Саша — так он попросил себя называть, отвергнув церемонное «Александр Всеволодович», — по его же признанию, раньше обольщался новыми местами, манившими кладезями первозданного опыта, ландшафта, неиспорченных отношений. Однажды (это на самом верху легли игральные карты) привлекла его Сербия, еще в цельнозапаянном югославском составе, он рубил и валил стволы с тамошними лесными парнями, и возникла мысль прилепиться к другим корням, глубиною не меньше древесных, чтобы, изучив еще одну славянскую речь, стать ее равноправным насельником, сербским писателем, романистом. Не случилось, что-то увело, помешало, по-видимому, чрезмерное сходство корней; в Канаде они отдалились на необходимую для языкового охвата дистанцию, и эту страну тоже совлек он с себя, а потом была очередь Греции (вероятно, я путаю хронологию, последовательность странствий могла быть иной, но важен их смысл, не порядковый номер). Греция почудилась той территорией, где и надо жить человеку, — античный климат, повернутый к литературной свободе, отрезанность от разложивших европейский континент вторжений, мягкий нрав народа, лелеющего свою теплую лень, общая басенность веселого безразличия. Позже Соколов веру в греков утратил, найдя в них переродившуюся, искусственную нацию официантов, гостиничных приказчиков, мелкой обслуги, чьи спины согнуты знаком вопроса, а ноги без понуканий исполняют хоровой танец угодливости, кабацкую пляску сиртаки в счет чаевых из карманов откормленной и кормящей туристической саранчи. Россия за холмом, экспедиционный, на несостоявшей параболе возвращения, заход в нее, треснувшую разломами перестройки, был горьким, как опоздавшая слава или хлеб, поедаемый на чужих лестницах, и значит, быть по сему — Тель-Авив, желанная, ибо все прочие обманули, средиземноморская пристань, сулящая жизнь по неброской канве. В Греции же работалось ему хорошо, были написаны четыреста страниц новой прозы, произнес он вдогонку эллинам, явно ожидая вопроса, и я его задал, да и кто бы не задал?
Саша, где этот роман, ведь после «Палисандрии» канули годы? Сгорел, отвечал Соколов тем же обаятельным, вдумчивым, ненапрягшимся голосом, каким излагал анекдот из своих северных похождений, сгорел вместе с уединенной сторожкой, в которой текст сочинялся; огонь слизнул все, до последней страницы, рукопись невосстановима, он помнит лишь отдельные куски, отрывки. Неужели трудно было снять копию? Домик помещался в глуши, на отшибе, копировальные машины там не водились, да и будь они, безденежному писателю не удалось бы воспользоваться их услугами. На несколько секунд, дольше, чем дозволяют приличия, я поймал взгляд собеседника. Скорби во взгляде не было: не потому, что рассосалась, а из-за того, что ведущей эмоцией являлось вслух не выговариваемое, только Соколову доступное понимание объективно-сверхличного измерения происшедшего. Событие можно было занести в летопись, но оно не подлежало ни сожалению, ни проклятию, ни каким-либо другим оценкам и чувствам.

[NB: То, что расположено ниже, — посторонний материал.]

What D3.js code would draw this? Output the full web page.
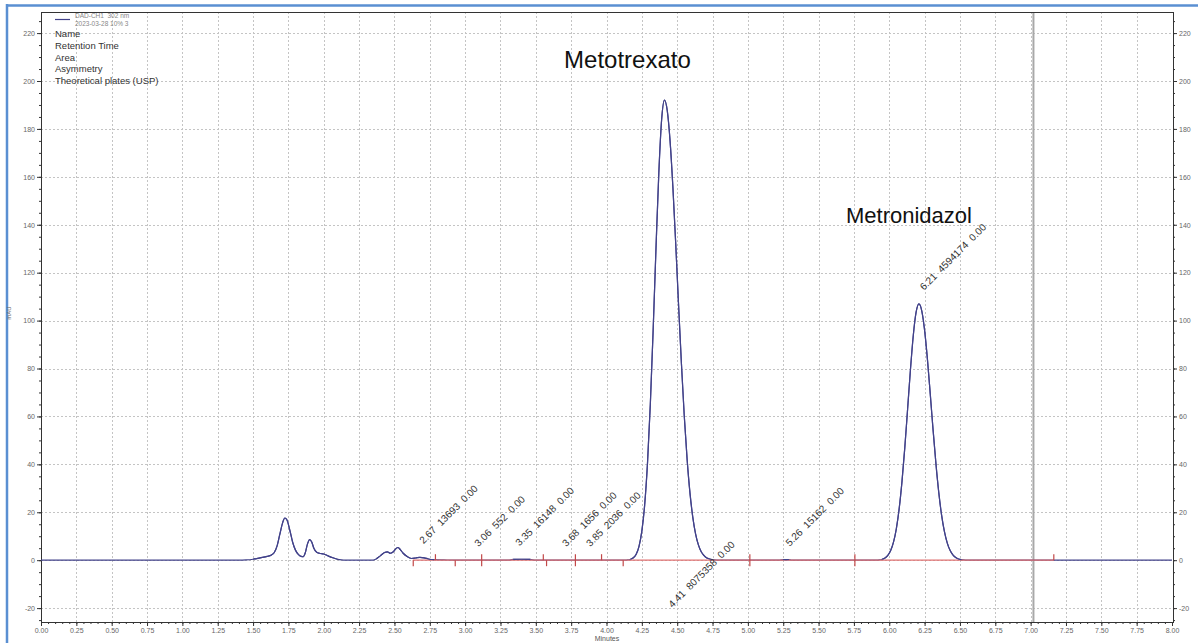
<!DOCTYPE html>
<html>
<head>
<meta charset="utf-8">
<script src="https://cdn.jsdelivr.net/npm/d3@7/dist/d3.min.js"></script>
<style>
  body { margin: 0; background: #fff; }
  svg { display: block; }
  text { font-family: "Liberation Sans", Arial, Helvetica, sans-serif; }
</style>
</head>
<body>
<svg id="chart" width="1198" height="643"></svg>
<script>
// DAD-CH1 302 nm trace: retention time (min) and signal (mAU)
const traceTime = [
  0.00, 1.40, 1.45, 1.50, 1.55, 1.60, 1.63, 1.65, 1.67, 1.69, 1.71, 1.725, 1.74, 1.76, 1.78, 1.80,
  1.82, 1.84, 1.855, 1.87, 1.885, 1.90, 1.915, 1.93, 1.95, 1.97, 2.00, 2.03, 2.07, 2.11, 2.14,
  2.35, 2.37, 2.40, 2.43, 2.45, 2.47, 2.49, 2.51, 2.525, 2.54, 2.56, 2.59, 2.62, 2.65, 2.68,
  2.71, 2.74, 2.78, 2.85, 2.95, 3.30, 3.34, 3.40, 3.46, 3.50,
  4.13, 4.15, 4.17, 4.19, 4.21, 4.23, 4.25, 4.27, 4.29, 4.31, 4.33, 4.35, 4.37, 4.39, 4.41,
  4.43, 4.45, 4.47, 4.49, 4.51, 4.53, 4.55, 4.57, 4.59, 4.61, 4.63, 4.65, 4.67, 4.69, 4.71, 4.73, 4.75, 4.78,
  5.22, 5.25, 5.29, 5.31,
  5.91, 5.93, 5.95, 5.97, 5.99, 6.01, 6.03, 6.05, 6.07, 6.09, 6.11, 6.13, 6.15, 6.17, 6.19, 6.21,
  6.23, 6.25, 6.27, 6.29, 6.31, 6.33, 6.35, 6.37, 6.39, 6.41, 6.43, 6.45, 6.47, 6.49, 6.51, 6.54,
  8.00
];
const traceSignal = [
  0, 0, 0.1, 0.4, 1.0, 1.6, 2.2, 3.2, 6, 11, 15.8, 17.6, 16.8, 12.5, 7.5, 4.2,
  2.4, 1.6, 1.5, 3.2, 6.8, 8.6, 7.6, 5, 3.3, 2.9, 2.6, 1.8, 0.9, 0.2, 0,
  0, 0.5, 1.8, 3.2, 3.5, 2.9, 3.4, 4.8, 5.3, 4.5, 3.0, 1.5, 0.7, 0.9, 1.2,
  1.0, 0.5, 0.2, 0.1, 0, 0, 0.3, 0.4, 0.3, 0,
  0, 0.1, 0.4, 1.0, 2.5, 5.8, 12.1, 23.1, 40.5, 65.1, 96.1, 130.1, 161.5, 183.9, 192,
  187.5, 174.7, 155.2, 131.6, 106.3, 82.0, 60.3, 42.3, 28.3, 18.1, 11.0, 6.4, 3.5, 1.9, 0.9, 0.5, 0.2, 0,
  0, 0.2, 0.2, 0,
  0, 0.1, 0.4, 0.9, 2.0, 4.0, 7.5, 13.1, 21.4, 32.8, 47.0, 63.2, 79.6, 93.8, 103.5, 107,
  104.1, 96.0, 83.9, 69.4, 54.4, 40.4, 28.4, 18.9, 12.0, 7.2, 4.1, 2.2, 1.1, 0.5, 0.2, 0,
  0
];

// Integration results (retention time, area, asymmetry)
const peakRT   = [2.67, 3.06, 3.35, 3.68, 3.85, 4.41, 5.26, 6.21];
const peakArea = [13693, 552, 16148, 1656, 2036, 8075358, 15162, 4594174];
const peakAsym = ["0.00", "0.00", "0.00", "0.00", "0.00", "0.00", "0.00", "0.00"];

// Peak start/end event marks: 1 = up, -1 = down, 0 = both
const eventTime = [2.633, 2.79, 2.93, 3.117, 3.553, 3.576, 3.78, 3.965, 4.118, 5.014, 5.757, 7.164];
const eventDir  = [-1, 1, -1, 0, 1, -1, 0, 1, -1, 0, 0, 1];

// Integration baseline span and cursor
const baselineSpan = [2.63, 7.164];
const cursorTime = 7.02;

// Compound names and their retention times
const compoundNames = ["Metotrexato", "Metronidazol"];
const compoundRT = [4.41, 6.21];

// Axis ticks
const xTicks = d3.range(0, 8.001, 0.25);
const xMinor = d3.range(0, 8.001, 0.05);
const yTicks = d3.range(-20, 221, 20);
const yMinor = d3.range(-25, 226, 5);

// Legend / report header
const legendSeries = ["DAD-CH1  302 nm", "2023-03-28 10% 3"];
const reportFields = ["Name", "Retention Time", "Area", "Asymmetry", "Theoretical plates (USP)"];

const svg = d3.select("#chart");
const W = 1198, H = 643;
const m = { left: 41, right: 1173, top: 12, bottom: 622 };

const x = d3.scaleLinear().domain([0, 8]).range([m.left, m.right - 1]);
const y = d3.scaleLinear().domain([-25.8, 228.8]).range([m.bottom, m.top]);

// page border
svg.append("line").attr("x1", 6).attr("x2", W).attr("y1", 5.5).attr("y2", 5.5)
  .attr("stroke", "#5a8fd2").attr("stroke-width", 2.5);
svg.append("line").attr("x1", 7).attr("x2", 7).attr("y1", 4).attr("y2", H)
  .attr("stroke", "#5a8fd2").attr("stroke-width", 2.5);

// grid
const grid = svg.append("g").attr("stroke", "#c4c4c4").attr("stroke-dasharray", "2,2").attr("stroke-width", 1);
grid.selectAll(".gx").data(xTicks.filter(t => t > 0 && t < 8)).join("line")
  .attr("x1", d => Math.round(x(d)) + 0.5).attr("x2", d => Math.round(x(d)) + 0.5)
  .attr("y1", m.top).attr("y2", m.bottom);
grid.selectAll(".gy").data(yTicks).join("line")
  .attr("y1", d => Math.round(y(d)) + 0.5).attr("y2", d => Math.round(y(d)) + 0.5)
  .attr("x1", m.left).attr("x2", m.right);

// cursor line
svg.append("line").attr("x1", x(cursorTime)).attr("x2", x(cursorTime))
  .attr("y1", m.top).attr("y2", m.bottom).attr("stroke", "#a8a8a8").attr("stroke-width", 2);

// axes
function styleAxis(g) {
  g.select(".domain").remove();
  g.selectAll(".tick line").attr("stroke", "#333");
  g.selectAll(".tick text").attr("fill", "#666").style("font-size", "7px");
}
const fmtY = d => String(d);
const fmtX = d3.format(".2f");

svg.append("g").attr("transform", `translate(${m.left},0)`)
  .call(d3.axisLeft(y).tickValues(yMinor).tickSize(2).tickFormat(""))
  .call(styleAxis);
svg.append("g").attr("transform", `translate(${m.left},0)`)
  .call(d3.axisLeft(y).tickValues(yTicks).tickSize(4).tickPadding(2).tickFormat(fmtY))
  .call(styleAxis);
svg.append("g").attr("transform", `translate(${m.right},0)`)
  .call(d3.axisRight(y).tickValues(yMinor).tickSize(2).tickFormat(""))
  .call(styleAxis);
svg.append("g").attr("transform", `translate(${m.right},0)`)
  .call(d3.axisRight(y).tickValues(yTicks).tickSize(4).tickPadding(2).tickFormat(fmtY))
  .call(styleAxis);
svg.append("g").attr("transform", `translate(0,${m.bottom})`)
  .call(d3.axisBottom(x).tickValues(xMinor).tickSize(2).tickFormat(""))
  .call(styleAxis);
svg.append("g").attr("transform", `translate(0,${m.bottom})`)
  .call(d3.axisBottom(x).tickValues(xTicks).tickSize(4).tickPadding(2).tickFormat(fmtX))
  .call(styleAxis);

// plot frame
svg.append("rect").attr("x", m.left + 0.5).attr("y", m.top + 0.5)
  .attr("width", m.right - m.left).attr("height", m.bottom - m.top)
  .attr("fill", "none").attr("stroke", "#333").attr("stroke-width", 1);

// axis titles
svg.append("text").attr("x", (m.left + m.right) / 2).attr("y", 641)
  .attr("text-anchor", "middle").attr("fill", "#555").style("font-size", "7px").text("Minutes");
svg.append("text").attr("transform", `translate(11,313) rotate(-90)`)
  .attr("text-anchor", "middle").attr("fill", "#666").style("font-size", "6px").text("mAU");

// trace
const pts = traceTime.map((t, i) => [t, traceSignal[i]]);
const line = d3.line().x(d => x(d[0])).y(d => y(d[1])).curve(d3.curveMonotoneX);
svg.append("path").datum(pts).attr("d", line)
  .attr("fill", "none").attr("stroke", "#42428a").attr("stroke-width", 1.2);

// integration baseline
svg.append("line").attr("x1", x(baselineSpan[0])).attr("x2", x(baselineSpan[1]))
  .attr("y1", y(0)).attr("y2", y(0)).attr("stroke", "#e07272").attr("stroke-width", 1.3);

// re-draw the signal where it rises above the baseline
svg.append("path").datum(pts).attr("d", d3.line().defined(d => d[1] > 0.15)
    .x(d => x(d[0])).y(d => y(d[1])).curve(d3.curveMonotoneX))
  .attr("fill", "none").attr("stroke", "#42428a").attr("stroke-width", 1.2);

// event marks
svg.append("g").selectAll("line").data(eventTime.map((t, i) => [t, eventDir[i]])).join("line")
  .attr("x1", d => x(d[0])).attr("x2", d => x(d[0]))
  .attr("y1", d => d[1] === -1 ? y(0) : y(0) - 6)
  .attr("y2", d => d[1] === 1 ? y(0) : y(0) + 6)
  .attr("stroke", "#c24848").attr("stroke-width", 1.2);

// peak annotations
const bis = d3.bisector(d => d).center;
function signalAt(t) { return traceSignal[bis(traceTime, t)]; }
const ann = svg.append("g").attr("fill", "#333").style("font-size", "10px");
peakRT.forEach((rt, i) => {
  const txt = `${rt.toFixed(2)}  ${peakArea[i]}  ${peakAsym[i]}`;
  const v = signalAt(rt);
  let ax, ay;
  if (v > 150) { // tall peak: annotation placed under the baseline
    ax = x(rt) + 8; ay = y(0) + 48;
  } else {
    ax = x(rt) + 5; ay = y(v) - 13;
  }
  ann.append("text").attr("transform", `translate(${ax},${ay}) rotate(-45)`)
    .attr("xml:space", "preserve").style("white-space", "pre").text(txt);
});

// compound names
const nameSize = [24, 22];
compoundNames.forEach((name, i) => {
  const rt = compoundRT[i];
  const v = signalAt(rt);
  svg.append("text").attr("x", x(rt) + (i === 0 ? -37 : -10))
    .attr("y", i === 0 ? y(v) - 32 : y(v) - 81)
    .attr("text-anchor", "middle").attr("fill", "#111")
    .style("font-size", nameSize[i] + "px").text(name);
});

// legend / report header
svg.append("line").attr("x1", 55).attr("x2", 70).attr("y1", 19.5).attr("y2", 19.5)
  .attr("stroke", "#42428a").attr("stroke-width", 1.2);
legendSeries.forEach((s, i) => {
  svg.append("text").attr("x", 75).attr("y", 18 + i * 8).attr("fill", "#888")
    .style("font-size", "6.5px").attr("xml:space", "preserve").style("white-space", "pre").text(s);
});
reportFields.forEach((s, i) => {
  svg.append("text").attr("x", 55).attr("y", 37 + i * 11.8).attr("fill", "#333")
    .style("font-size", "9.5px").text(s);
});
</script>
</body>
</html>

Невероятная история, тягаться с ней впору разве легенде о заключительном, якобы ошеломляющем произведении Андрея Соболя — сотни перебеленных листов (черновики автор, играя с фатумом в рулетку, уничтожил) упорхнули в окно, втянутые жаровней пустыни, и вскоре Соболь, оставшись один, застрелился. Невероятная история, и абсолютно правдивая, ибо в ней правда о влечении книги к огню, о его встречной любви, о тесноте и ярости их союза. Бывает, годами, десятилетиями живут они врозь, до срока, когда неизбежным становится свидание страниц и пожара, и каждый, кто ощущает значение огня, то есть значение несомой им вести, каждый, кто сознает, что в ядре всякой существенной вести — огонь, сжигающий мудрствования и любопрения, тот убеждается в ограниченности книг и заранее готовит их к пламени, как Фома Аквинский, перед смертью сказавший о написанных им фолиантах: «Все это — солома».